■ Work instructions
From the first line of the listing below to the line with "import seaborn as sns", print each line exactly, and nothing more. Leave out the pictures.

■ Data shown
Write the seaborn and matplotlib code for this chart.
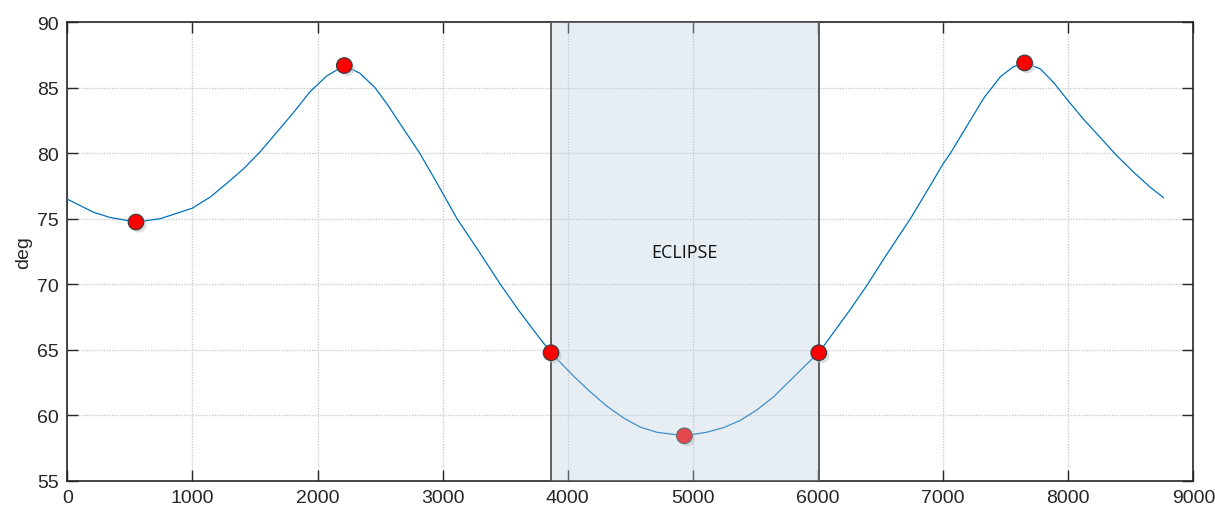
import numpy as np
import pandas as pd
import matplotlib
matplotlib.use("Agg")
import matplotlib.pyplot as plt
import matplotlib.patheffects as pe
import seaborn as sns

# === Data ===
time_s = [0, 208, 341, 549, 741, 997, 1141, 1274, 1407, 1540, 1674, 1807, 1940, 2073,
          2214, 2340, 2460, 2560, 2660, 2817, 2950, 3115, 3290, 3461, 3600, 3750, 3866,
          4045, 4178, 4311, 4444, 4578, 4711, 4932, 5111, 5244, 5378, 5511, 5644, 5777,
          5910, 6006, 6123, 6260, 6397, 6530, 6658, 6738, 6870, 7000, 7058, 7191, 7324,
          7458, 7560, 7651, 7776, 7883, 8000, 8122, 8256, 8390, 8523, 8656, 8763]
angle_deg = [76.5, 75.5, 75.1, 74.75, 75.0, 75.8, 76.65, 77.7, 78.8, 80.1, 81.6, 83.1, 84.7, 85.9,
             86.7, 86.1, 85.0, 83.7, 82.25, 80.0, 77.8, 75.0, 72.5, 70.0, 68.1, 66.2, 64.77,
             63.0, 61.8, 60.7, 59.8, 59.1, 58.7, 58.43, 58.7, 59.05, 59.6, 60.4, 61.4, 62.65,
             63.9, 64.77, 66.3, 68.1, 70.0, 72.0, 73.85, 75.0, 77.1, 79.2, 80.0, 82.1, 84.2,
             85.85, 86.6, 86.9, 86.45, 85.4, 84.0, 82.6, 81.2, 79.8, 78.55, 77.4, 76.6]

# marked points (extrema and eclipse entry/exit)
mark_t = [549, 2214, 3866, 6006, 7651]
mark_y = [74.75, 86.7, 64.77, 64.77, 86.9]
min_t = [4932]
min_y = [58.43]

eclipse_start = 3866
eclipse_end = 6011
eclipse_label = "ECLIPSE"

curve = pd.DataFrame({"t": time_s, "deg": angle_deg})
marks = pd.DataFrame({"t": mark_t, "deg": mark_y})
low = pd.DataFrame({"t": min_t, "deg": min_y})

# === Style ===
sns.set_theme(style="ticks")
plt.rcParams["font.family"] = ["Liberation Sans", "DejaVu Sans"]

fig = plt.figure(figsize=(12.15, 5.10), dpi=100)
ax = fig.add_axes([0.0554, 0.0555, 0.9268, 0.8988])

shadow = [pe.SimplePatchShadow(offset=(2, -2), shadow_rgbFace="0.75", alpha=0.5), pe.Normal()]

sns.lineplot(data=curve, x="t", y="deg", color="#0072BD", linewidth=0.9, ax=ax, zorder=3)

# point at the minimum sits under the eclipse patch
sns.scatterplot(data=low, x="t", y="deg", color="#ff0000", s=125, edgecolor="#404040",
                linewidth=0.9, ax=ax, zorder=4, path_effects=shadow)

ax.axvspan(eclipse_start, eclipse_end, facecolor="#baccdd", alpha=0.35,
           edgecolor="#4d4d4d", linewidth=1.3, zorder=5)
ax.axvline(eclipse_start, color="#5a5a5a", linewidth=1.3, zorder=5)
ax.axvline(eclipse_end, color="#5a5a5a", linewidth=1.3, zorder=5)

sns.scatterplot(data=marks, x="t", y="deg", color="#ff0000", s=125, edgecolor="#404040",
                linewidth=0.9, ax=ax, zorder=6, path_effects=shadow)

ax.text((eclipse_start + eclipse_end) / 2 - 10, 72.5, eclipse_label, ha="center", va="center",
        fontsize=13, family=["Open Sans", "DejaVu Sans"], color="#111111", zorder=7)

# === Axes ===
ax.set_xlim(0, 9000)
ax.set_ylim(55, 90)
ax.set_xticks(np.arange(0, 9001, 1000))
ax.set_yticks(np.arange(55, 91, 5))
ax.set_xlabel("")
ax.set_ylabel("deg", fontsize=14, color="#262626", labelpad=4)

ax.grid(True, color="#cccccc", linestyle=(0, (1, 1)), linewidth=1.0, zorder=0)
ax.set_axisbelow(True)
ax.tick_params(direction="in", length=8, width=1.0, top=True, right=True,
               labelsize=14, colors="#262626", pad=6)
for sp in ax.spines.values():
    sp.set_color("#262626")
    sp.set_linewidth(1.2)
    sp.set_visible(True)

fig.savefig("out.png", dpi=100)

■ Task result
Write the seaborn and matplotlib code for this chart.
import numpy as np
import pandas as pd
import matplotlib
matplotlib.use("Agg")
import matplotlib.pyplot as plt
import matplotlib.patheffects as pe
import seaborn as sns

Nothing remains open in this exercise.